* _Exercise objective_: Extract the lines from the first one in the records below through the line containing "axes = [fig.add_axes([L, B, w, T", keeping both ends and leaving out any pictures.

= = = = =

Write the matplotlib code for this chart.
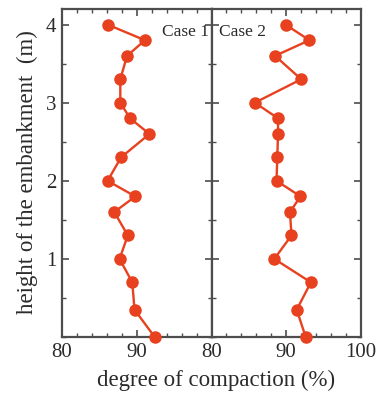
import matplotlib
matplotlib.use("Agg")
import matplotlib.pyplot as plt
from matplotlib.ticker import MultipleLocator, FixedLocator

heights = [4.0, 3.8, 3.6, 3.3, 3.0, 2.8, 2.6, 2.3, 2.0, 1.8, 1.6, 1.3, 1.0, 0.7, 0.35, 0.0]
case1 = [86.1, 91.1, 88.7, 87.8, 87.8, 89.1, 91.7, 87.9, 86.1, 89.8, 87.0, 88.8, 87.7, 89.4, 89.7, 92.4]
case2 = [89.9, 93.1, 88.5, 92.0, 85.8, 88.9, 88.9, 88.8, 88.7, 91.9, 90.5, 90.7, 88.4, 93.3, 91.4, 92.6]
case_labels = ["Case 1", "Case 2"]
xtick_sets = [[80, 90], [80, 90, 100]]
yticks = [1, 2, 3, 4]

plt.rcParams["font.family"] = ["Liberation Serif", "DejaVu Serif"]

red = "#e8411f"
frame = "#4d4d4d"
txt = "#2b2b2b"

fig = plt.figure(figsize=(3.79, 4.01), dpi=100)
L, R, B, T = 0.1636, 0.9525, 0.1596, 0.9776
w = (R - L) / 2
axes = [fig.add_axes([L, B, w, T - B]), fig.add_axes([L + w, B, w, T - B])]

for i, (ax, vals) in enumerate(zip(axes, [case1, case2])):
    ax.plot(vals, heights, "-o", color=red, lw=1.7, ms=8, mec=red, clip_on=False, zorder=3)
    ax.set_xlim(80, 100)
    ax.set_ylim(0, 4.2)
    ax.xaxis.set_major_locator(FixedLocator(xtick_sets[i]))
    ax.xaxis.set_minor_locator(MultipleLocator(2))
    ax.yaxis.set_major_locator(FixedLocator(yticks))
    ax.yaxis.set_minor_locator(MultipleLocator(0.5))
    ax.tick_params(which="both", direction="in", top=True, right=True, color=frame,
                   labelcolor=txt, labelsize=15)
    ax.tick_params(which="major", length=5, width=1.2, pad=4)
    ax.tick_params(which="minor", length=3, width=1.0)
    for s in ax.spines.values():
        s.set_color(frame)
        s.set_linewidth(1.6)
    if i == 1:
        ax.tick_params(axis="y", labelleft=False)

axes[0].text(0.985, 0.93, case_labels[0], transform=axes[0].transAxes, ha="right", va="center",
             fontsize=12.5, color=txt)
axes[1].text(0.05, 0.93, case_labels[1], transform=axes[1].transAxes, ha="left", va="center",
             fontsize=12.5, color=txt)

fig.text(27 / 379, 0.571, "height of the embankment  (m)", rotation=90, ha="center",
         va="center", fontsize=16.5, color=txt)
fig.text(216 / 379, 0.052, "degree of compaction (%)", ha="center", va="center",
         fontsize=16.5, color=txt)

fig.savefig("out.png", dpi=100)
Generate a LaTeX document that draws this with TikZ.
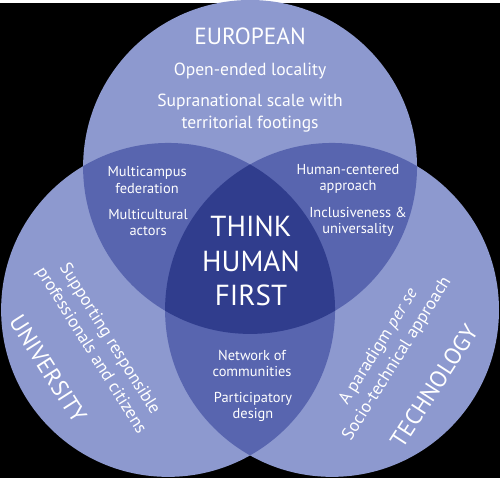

= = = = =

* _Reply_:
Write the matplotlib code for this chart.
import matplotlib
matplotlib.use("Agg")
import matplotlib.pyplot as plt
from matplotlib.ticker import MultipleLocator, FixedLocator

heights = [4.0, 3.8, 3.6, 3.3, 3.0, 2.8, 2.6, 2.3, 2.0, 1.8, 1.6, 1.3, 1.0, 0.7, 0.35, 0.0]
case1 = [86.1, 91.1, 88.7, 87.8, 87.8, 89.1, 91.7, 87.9, 86.1, 89.8, 87.0, 88.8, 87.7, 89.4, 89.7, 92.4]
case2 = [89.9, 93.1, 88.5, 92.0, 85.8, 88.9, 88.9, 88.8, 88.7, 91.9, 90.5, 90.7, 88.4, 93.3, 91.4, 92.6]
case_labels = ["Case 1", "Case 2"]
xtick_sets = [[80, 90], [80, 90, 100]]
yticks = [1, 2, 3, 4]

plt.rcParams["font.family"] = ["Liberation Serif", "DejaVu Serif"]

red = "#e8411f"
frame = "#4d4d4d"
txt = "#2b2b2b"

fig = plt.figure(figsize=(3.79, 4.01), dpi=100)
L, R, B, T = 0.1636, 0.9525, 0.1596, 0.9776
w = (R - L) / 2
axes = [fig.add_axes([L, B, w, T - B]), fig.add_axes([L + w, B, w, T - B])]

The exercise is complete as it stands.